The Quiet Orchestrators of Farewell

On a rainy Tuesday morning in a small Midwestern town, the church bells tolled at a measured pace. Inside the modest funeral home across the street, a man in a dark suit adjusted the flowers around the casket for the third time, ensuring every petal fell just so. This wasn’t simply about aesthetics—it was about respect, about sending someone off in the way they deserved. That man was a funeral director, and for him, the details mattered because the moments they shaped would stay in the hearts of the grieving for a lifetime.
Most people rarely think about funeral directors until they need one. Yet when they do, these quiet professionals suddenly become an anchor in a storm, guiding families through one of the most emotionally complex experiences of life. To understand their work is to glimpse the intersection of tradition, compassion, and logistics that few professions demand all at once.
The Logistics Beneath the Mourning
Behind the curtain of compassion lies a meticulous choreography. Funeral directors are responsible for securing death certificates, arranging transportation of the deceased, complying with local regulations, and coordinating with cemeteries, florists, clergy, and musicians.
One funeral director in Los Angeles described it to me as “running a wedding on a two-day deadline, except the stakes are entirely emotional instead of celebratory.” That means there’s no margin for error. A wrong date in the obituary, a misspelled name on the program, or a late arrival of flowers can cause deep distress for families already in pain.
This is where funeral directors excel—they work under immense pressure, yet their presence is designed to feel effortless. You rarely notice the countless moving parts, which is exactly the point.
What kind of person chooses to become a funeral director?
Many enter the profession because they were once on the other side of the desk, sitting in grief themselves. For some, a compassionate director helped them through, leaving such a deep impression they decided to do the same for others.
Others are drawn to the role out of a sense of service. Like firefighters or nurses, funeral directors often see their work as a calling, not just a career. They must be comfortable around death but deeply sensitive to the living.
I once spoke with a director from New Orleans who said her favorite part of the job was hearing the stories of the deceased from their families. “You learn so much about people you’ll never meet in life,” she told me. “It’s my job to help make sure the service reflects that story, whether it’s solemn, joyful, or somewhere in between.”
Tradition Meets Innovation
While funerals may seem rooted in tradition, the role of funeral directors has evolved significantly in recent years. Green burials, where the body is returned to the earth without embalming or a traditional coffin, are on the rise. Technology has also transformed the field—services are now often live-streamed for friends and relatives who cannot attend in person.
Some funeral directors have even embraced what’s called a “celebration of life,” where the service might take place at a favorite park or beach rather than a chapel, complete with favorite music, photos, and even catered food. The modern director must be as flexible with formats as they are steadfast in compassion.
A Job of Paradoxes
Funeral directors work at the intersection of the universal and the personal. Death happens to everyone, yet every loss feels unique to those experiencing it. They operate in a profession centered on the end of life, yet their daily work is deeply about the living—those left behind, needing guidance.

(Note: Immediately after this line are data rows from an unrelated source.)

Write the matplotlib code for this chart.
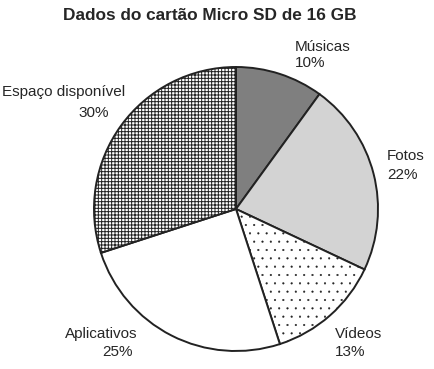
import numpy as np
import matplotlib.pyplot as plt

plt.rcParams['font.family'] = ['Liberation Sans', 'DejaVu Sans']
plt.rcParams['hatch.linewidth'] = 0.7
plt.rcParams['hatch.color'] = '#333333'

# data
labels = ['Músicas', 'Fotos', 'Vídeos', 'Aplicativos', 'Espaço disponível']
values = [10, 22, 13, 25, 30]
colors = ['#7f7f7f', '#d3d3d3', 'white', 'white', 'white']
hatches = [None, None, '..', None, '+++++']

fig = plt.figure(figsize=(4.34, 3.69), dpi=100)
ax = fig.add_axes([0, 0, 1, 1])

wedges, _ = ax.pie(values, colors=colors, startangle=90, counterclock=False,
                   center=(236, 160), radius=142, frame=True,
                   wedgeprops=dict(edgecolor='#222222', linewidth=1.4))
for w, h in zip(wedges, hatches):
    if h:
        w.set_hatch(h)
# smaller, lighter dots for the Vídeos slice
wedges[2].set_hatch_linewidth(0.3) if hasattr(wedges[2], 'set_hatch_linewidth') else None
ax.set_xlim(0, 434)
ax.set_ylim(0, 369)
ax.set_aspect('equal')
ax.axis('off')

# label lines: (x, y_name, y_pct, x_pct) in pixels from top-left
pos = [(295, 47, 63, 295), (387, 156, 175, 387), (335, 334, 352, 335),
       (65, 334, 352, 102), (2, 92, 113, 78)]
tc = '#262626'
for (x, yn, yp, xp), lab, v in zip(pos, labels, values):
    ax.text(x, 369 - yn, lab, ha='left', va='center', fontsize=11, color=tc)
    ax.text(xp, 369 - yp, '%d%%' % v, ha='left', va='center', fontsize=11,
            color=tc)

ax.text(210, 369 - 16, 'Dados do cartão Micro SD de 16 GB', ha='center',
        va='center', fontsize=12.4, fontweight='bold', color=tc)

fig.savefig('out.png', dpi=100)
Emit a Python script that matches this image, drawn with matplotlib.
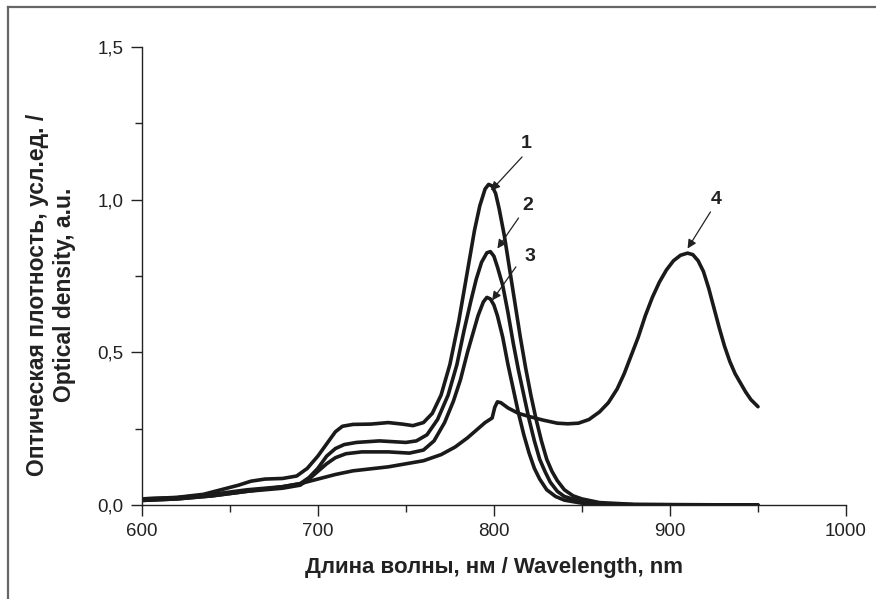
import matplotlib.pyplot as plt
from matplotlib.lines import Line2D
from matplotlib.ticker import MultipleLocator

plt.rcParams['font.family'] = ['Liberation Sans', 'DejaVu Sans']

# Кривые 1-3 (длина волны, нм / оптическая плотность)
wl_1 = [600, 620, 635, 645, 655, 662, 670, 680, 688, 694, 700, 705, 710, 714, 720, 730, 740, 748, 754,
        760, 765, 770, 775, 780, 783, 786, 789, 792, 795, 797, 799, 801, 803, 806, 809, 812, 815, 818,
        821, 824, 827, 830, 833, 836, 840, 845, 850, 860, 880, 950]
od_1 = [0.02, 0.025, 0.035, 0.05, 0.065, 0.078, 0.085, 0.087, 0.095, 0.12, 0.16, 0.2, 0.24, 0.258, 0.264, 0.265, 0.27, 0.265, 0.26,
        0.27, 0.3, 0.36, 0.46, 0.6, 0.7, 0.8, 0.9, 0.98, 1.035, 1.05, 1.045, 1.02, 0.97, 0.88, 0.77, 0.66, 0.55, 0.45,
        0.36, 0.28, 0.21, 0.15, 0.11, 0.08, 0.05, 0.03, 0.02, 0.008, 0.002, 0.0]

wl_2 = [600, 620, 640, 660, 680, 690, 695, 700, 705, 710, 715, 722, 735, 750, 756, 762, 768, 774, 779,
        783, 787, 790, 793, 796, 798, 800, 802, 805, 808, 811, 814, 817, 820, 823, 826, 829, 832, 836,
        840, 850, 860, 880, 950]
od_2 = [0.02, 0.024, 0.035, 0.05, 0.06, 0.07, 0.09, 0.12, 0.16, 0.185, 0.198, 0.205, 0.21, 0.205, 0.21, 0.23, 0.28, 0.36, 0.46,
        0.57, 0.67, 0.74, 0.795, 0.826, 0.83, 0.815, 0.78, 0.72, 0.63, 0.53, 0.44, 0.36, 0.28, 0.21, 0.15, 0.11, 0.075, 0.045,
        0.028, 0.01, 0.004, 0.001, 0.0]

wl_3 = [600, 620, 640, 660, 680, 690, 695, 700, 705, 710, 716, 725, 740, 752, 760, 766, 772, 777, 781,
        785, 788, 791, 794, 796, 798, 800, 802, 805, 808, 811, 814, 817, 820, 823, 826, 830, 835, 840,
        850, 860, 880, 950]
od_3 = [0.015, 0.02, 0.03, 0.045, 0.055, 0.065, 0.085, 0.11, 0.135, 0.155, 0.168, 0.174, 0.174, 0.17, 0.18, 0.21, 0.27, 0.34, 0.41,
        0.5, 0.56, 0.62, 0.665, 0.68, 0.675, 0.655, 0.62, 0.55, 0.46, 0.38, 0.3, 0.23, 0.17, 0.12, 0.085, 0.05, 0.028, 0.016,
        0.006, 0.002, 0.001, 0.0]

# Кривая 4
wl_4 = [600, 620, 640, 660, 680, 690, 700, 710, 720, 740, 760, 770, 778, 785, 790, 795, 799, 800.5, 802,
        804, 808, 814, 820, 828, 836, 842, 848, 854, 860, 865, 870, 874, 878, 882, 886, 890, 894, 898,
        902, 906, 910, 913, 916, 919, 922, 925, 928, 931, 934, 937, 940, 943, 946, 950]
od_4 = [0.015, 0.02, 0.03, 0.045, 0.06, 0.07, 0.085, 0.1, 0.112, 0.125, 0.145, 0.165, 0.19, 0.22, 0.245, 0.27, 0.285, 0.32, 0.338,
        0.335, 0.318, 0.3, 0.29, 0.278, 0.268, 0.266, 0.268, 0.28, 0.305, 0.335, 0.38, 0.43, 0.49, 0.55, 0.62, 0.68, 0.73, 0.77,
        0.8, 0.818, 0.825, 0.82, 0.8, 0.765, 0.71, 0.645, 0.58, 0.52, 0.47, 0.43, 0.4, 0.37, 0.345, 0.322]

x_ticks = [600, 700, 800, 900, 1000]
y_ticks = [0.0, 0.5, 1.0, 1.5]

fig = plt.figure(figsize=(8.76, 5.99), dpi=100)
ax = fig.add_axes([0.1618, 0.1569, 0.8040, 0.7646])

for wl, od in [(wl_1, od_1), (wl_2, od_2), (wl_3, od_3), (wl_4, od_4)]:
    ax.plot(wl, od, color='#1a1a1a', lw=2.6, solid_capstyle='round', solid_joinstyle='round')

ax.set_xlim(600, 1000)
ax.set_ylim(0, 1.5)
ax.set_xticks(x_ticks)
ax.set_yticks(y_ticks)
ax.xaxis.set_minor_locator(MultipleLocator(50))
ax.yaxis.set_minor_locator(MultipleLocator(0.25))
ax.set_yticklabels([f'{v:.1f}'.replace('.', ',') for v in y_ticks])

for s in ['top', 'right']:
    ax.spines[s].set_visible(False)
for s in ['left', 'bottom']:
    ax.spines[s].set_linewidth(1.0)
    ax.spines[s].set_color('#222222')
ax.tick_params(which='major', direction='out', length=8, width=1.0, labelsize=13.5, colors='#222222', pad=5)
ax.tick_params(which='minor', direction='out', length=5, width=1.0, colors='#222222')

ax.set_xlabel('Длина волны, нм / Wavelength, nm', fontsize=16, fontweight='bold', color='#222222', labelpad=12)
fig.text(0.058, 0.508, 'Оптическая плотность, усл.ед. /\nOptical density, a.u.', rotation=90,
         ha='center', va='center', multialignment='center', fontsize=16.5, fontweight='bold',
         color='#222222', linespacing=1.25)

# подписи кривых со стрелками
labels = [('1', (798.4, 1.03), (816.0, 1.14), (818.5, 1.185)),
          ('2', (802.0, 0.84), (814.0, 0.94), (819.5, 0.98)),
          ('3', (799.0, 0.67), (812.5, 0.78), (820.5, 0.815)),
          ('4', (910.0, 0.84), (923.0, 0.96), (926.5, 1.0))]
for txt, tip, start, pos in labels:
    ax.annotate('', xy=tip, xytext=start,
                arrowprops=dict(arrowstyle='-|>', color='#222222', lw=0.9, mutation_scale=13,
                                shrinkA=0, shrinkB=0))
    ax.text(pos[0], pos[1], txt, fontsize=14, fontweight='bold', ha='center', va='center', color='#222222')

# рамка рисунка
fig.add_artist(Line2D([8 / 876, 1.0], [1 - 7 / 599, 1 - 7 / 599], color='#666666', lw=1.6))
fig.add_artist(Line2D([8 / 876, 8 / 876], [0.0, 1 - 7 / 599], color='#666666', lw=1.6))

fig.savefig('out.png', dpi=100)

It’s also a role of emotional paradoxes. Directors must empathize without being swept away by grief. They must maintain composure without seeming cold. They must be both invisible in their orchestration and present in their support.

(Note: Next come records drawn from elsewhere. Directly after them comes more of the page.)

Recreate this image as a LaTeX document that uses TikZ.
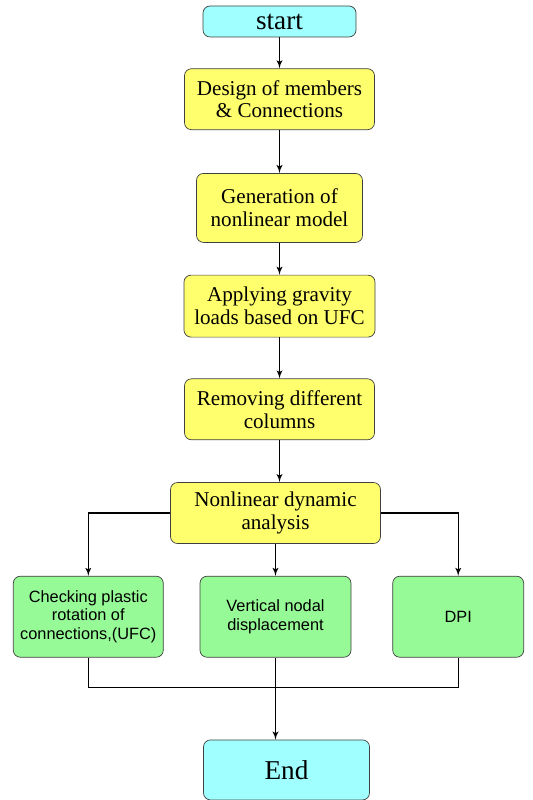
\documentclass[tikz,border=0pt]{standalone}
\usepackage{fontspec}
\setmainfont{Liberation Serif}
\setsansfont{Liberation Sans}
\usepackage{tikz}
\usetikzlibrary{positioning, shapes, arrows}

\definecolor{termcyan}{RGB}{160,255,255}
\definecolor{stepyellow}{RGB}{255,255,110}
\definecolor{checkgreen}{RGB}{150,250,150}

\begin{document}
\begin{tikzpicture}[
		box/.style={rectangle, draw=black!75, rounded corners=4pt, align=center, inner sep=0pt, fill=#1, font=\fontsize{12}{13}\selectfont},
		stepbox/.style={box=stepyellow, minimum height=1.22cm},
		checkbox/.style={box=checkgreen, minimum height=1.62cm, font=\sffamily\fontsize{9.3}{10.6}\selectfont},
		line/.style={draw, semithick, -latex'}
		]
		\useasboundingbox (0,0) rectangle (10.66,-16);
		
		% Start
		\node[box=termcyan, minimum width=3.06cm, minimum height=0.62cm, font=\fontsize{15.5}{16}\selectfont] (start) at (5.59,-0.43) {start};
		
		% Main steps
		\node[stepbox, minimum width=3.8cm, below=0.62cm of start] (design) {Design of members\\ \& Connections};
		\node[stepbox, minimum width=3.32cm, minimum height=1.38cm, below=0.86cm of design] (model) {Generation of\\ nonlinear model};
		\node[stepbox, minimum width=3.82cm, minimum height=1.24cm, below=0.64cm of model] (gravity) {Applying gravity\\ loads based on UFC};
		\node[stepbox, minimum width=3.8cm, below=0.82cm of gravity] (remove) {Removing different\\ columns};
		\node[stepbox, minimum width=4.2cm, below=0.84cm of remove, xshift=-0.08cm] (dynamic) {Nonlinear dynamic\\ analysis};
		
		% Checks
		\node[checkbox, minimum width=3.02cm, below=0.64cm of dynamic] (nodal) {Vertical nodal\\ displacement};
		\node[checkbox, minimum width=3.0cm, left=0.72cm of nodal] (rotation) {Checking plastic\\ rotation of\\ connections,(UFC)};
		\node[checkbox, minimum width=2.62cm, right=0.82cm of nodal] (dpi) {DPI};
		
		% End
		\node[box=termcyan, minimum width=3.32cm, minimum height=1.2cm, font=\fontsize{15.5}{16}\selectfont, below=1.64cm of nodal, xshift=0.22cm] (end) {End};
		\coordinate[below=0.6cm of nodal] (merge);
		
		% Connections
		\path[line] (start) -- (design);
		\path[line] (design) -- (model);
		\path[line] (model) -- (gravity);
		\path[line] (gravity) -- (remove);
		\path[line] (remove) -- (remove |- dynamic.north);
		
		\path[line] (dynamic.west) -| (rotation.north);
		\path[line] (dynamic) -- (nodal);
		\path[line] (dynamic.east) -| (dpi.north);
		
		\draw[semithick] (rotation.south) |- (merge) -| (dpi.south);
		\path[line] (nodal.south) -- (nodal.south |- end.north);
		
	\end{tikzpicture}
\end{document}
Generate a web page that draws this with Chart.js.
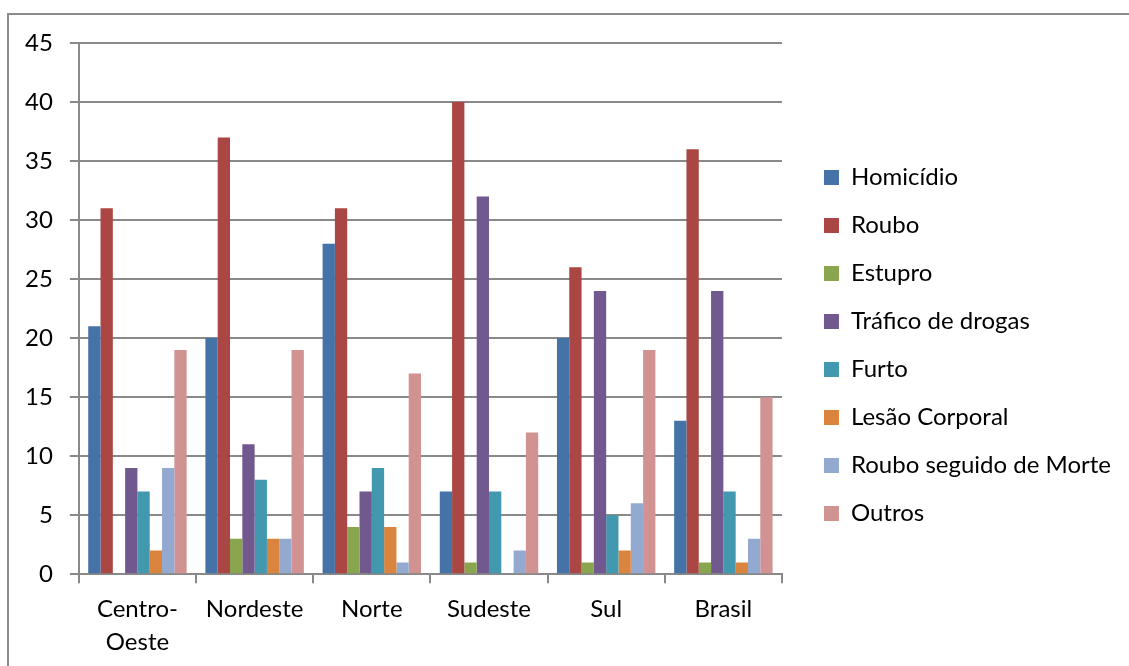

Perhaps most surprisingly, funeral directors often find themselves witness to moments of unexpected beauty—estranged siblings reconciling, a roomful of people laughing through tears at a shared memory, a final song that lifts the heaviness in the air just enough for everyone to breathe again.
Why Their Work Matters
Funeral directors may not make headlines, but they shape some of the most significant memories a person will carry. The way a farewell is handled can ease a family’s grief or, if done poorly, deepen it.
Think of it like a bridge over a rushing river. In times of loss, that bridge is fragile, and crossing it is terrifying. Funeral directors build and reinforce that bridge in real time, walking alongside those who must make it to the other side. They may never become part of the family’s day-to-day life again, but for a brief window, they are essential companions.
Closing the Chapter
At the end of that rainy Tuesday morning, the funeral director in the small town adjusted his tie, quietly stepped aside, and let the family take their seats. No one noticed that he’d spent hours beforehand making sure the lighting was soft enough to flatter photographs, that the music cues were timed to the minister’s pauses, or that the flowers perfectly matched the deceased’s favorite colors. They didn’t need to notice. His work wasn’t about being seen—it was about ensuring that in a time of chaos, there was dignity, order, and care.
Funeral directors don’t simply manage death; they steward memories, honor legacies, and create a space for the living to take the first steps into a changed world. They are the keepers of the final ceremony, the ones who help us say goodbye when the words don’t come easily.
And in that quiet, understated way, they remind us of something profound: even in our most sorrowful moments, we are never truly alone.